WHAT ABOUT WILDCAT CARTRIDGES

Back in the 50s after WWII, there were a lot of military surplus guns on the market, domestic and foreign. The bolt action Mauser Model 98 was a favorite to convert into a sporting rifle but you had to be sure it was a good one. The Czech 33/40 small ring and VZ-24 were rated with the best. Some of the 98’s were heat-treated properly, some were not which could lead to a number of problems.

The US Springfield rifle was also used to convert to a sporting rifle, but it wasn’t as advanced as the 98 Mauser, and so people by and large tended to shy away from it. One series of the Springfield rifles were also heat treated too hard, to the point where they were brittle which could lead to a dangerous situation.

As people began to prefer to sporterise the European surplus rifle actions, and since the foreign military calibers were not as popular in the United States, we began to use and install different caliber barrels on the actions. This lead to the popularity of wildcat cartridges.  These were home brew, calibers instead of calibers produced commercially.  And the experimentation made for a period in time where it seemed that everyone was making their own rifles practically from the ground up, instead of just adding bells and whistles.  On an almost monthly basis it seemed like new wildcat cartridges came out. 

People like Parker Ackley were experimenting with different shape brass cases formed from standard calibers. Ackley theorized that a 40-degree shoulder would cause more of the powder to burn in the case instead of the barrel and the pressure curve would be shaped better for higher velocities. We learned that every bore has a maximum powder capacity. You can only burn just so much powder in a given bore diameter.  In other words, the 300 Weatherby for example, is overbore. The case holds more powder than you can burn efficiently.  This is evident when you shoot it in the dark and a large orange blossom appears at the muzzle. The extra powder only adds minimal amounts of additional velocities compared to say, the Ackley 30/06 Improved with its 40-degrees at the shoulder and straighter case, which is one of the best performing cartridges in its class. 

The 270 Winchester (.27 bore) and 257 Ackley (.25 bore) have also been considered the best within their powder capacity, but I imagine there are others now.  

Custom rifles were in vogue chambered for all sorts of wildcat calibers then.

People like Douglas Barrel in West Virginia also sold barrels with all sorts of custom chambers. If you sent Douglas a drawing of the shell you wanted, they would build a chambering reamer to build a barrel and supply you with that barrel – within reason I should add. Douglas would also install the barrel on your action.

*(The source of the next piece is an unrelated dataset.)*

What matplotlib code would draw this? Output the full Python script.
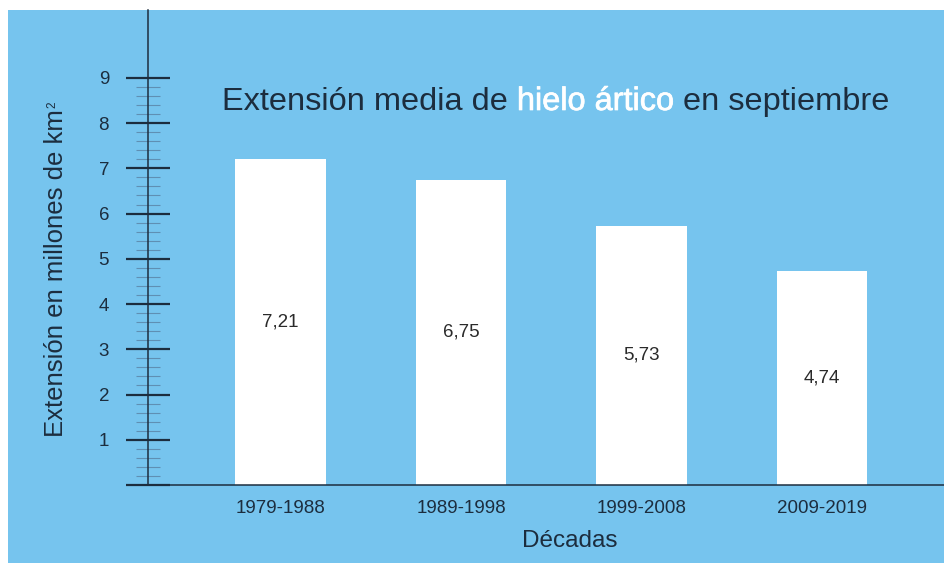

The next step was to buy the brass to form your wildcat cartridge. You’d then “fire form” your wildcat brass and reload them according to the new size you’d made. To fire form your wildcat case you could put a little fast burning pistol powder like Unique in the case topping that off with a little flour and sealed with damp newspaper. No bullet at this point. You’d fire the “blank” cartridge in the custom chambered barreled action. The damp newspaper and flour then created enough pressure to expand the brass case out to your new wildcat cartridge dimensions, while a the same time not causing the brass case to burst.

Some people fire the standard round in a wildcat chamber but you no longer have a proper head space and you run the risk of the round exploding in the chamber if you don’t go through the steps I just described. Some Wildcats required a bit more work.  The 22/250, for instance, required a forming die to shrink the 25 neck on the 22/250 down to .22.

At that time, custom gunsmiths abounded. There were all kinds of sources and accessories for custom guns. Like guns, reloading was more of an art then than a way of loading a lot of ammo fast. In those days we loaded rounds one at a time weighing each powder charge. Today, like computers, I Phones etc., reloading tools must be fast and are quantity driven.

I think we've lost something over the years, and painting your AR-15 in a new camo design doesn't make up the difference.

Searching for something new, todays manufacturers have gotten into the “wildcat” act with all the new calibers they are coming out with. Two wildcat cartridges that became extremely popular to a point they became standards with Winchester and Remington are the 35 Whelen and 22/250. Townsend Whelen expanded the neck on 30/06 cases to accept  35 caliber bullets. This round was called the “poor man's magnum.” It was to compete with the belted expensive 375 H&H magnum. Ackley went one step further with his version. He added a 40 degree shoulder and a straighter case.

These cases are still readily available even now, and represent the last vestige of the great wildcat era.

 

The young bull upon seeing a herd of cows said to the old bull, let’s run down and get one. Giving a little thought to the subject, the old bull said, let’s go down and get them all.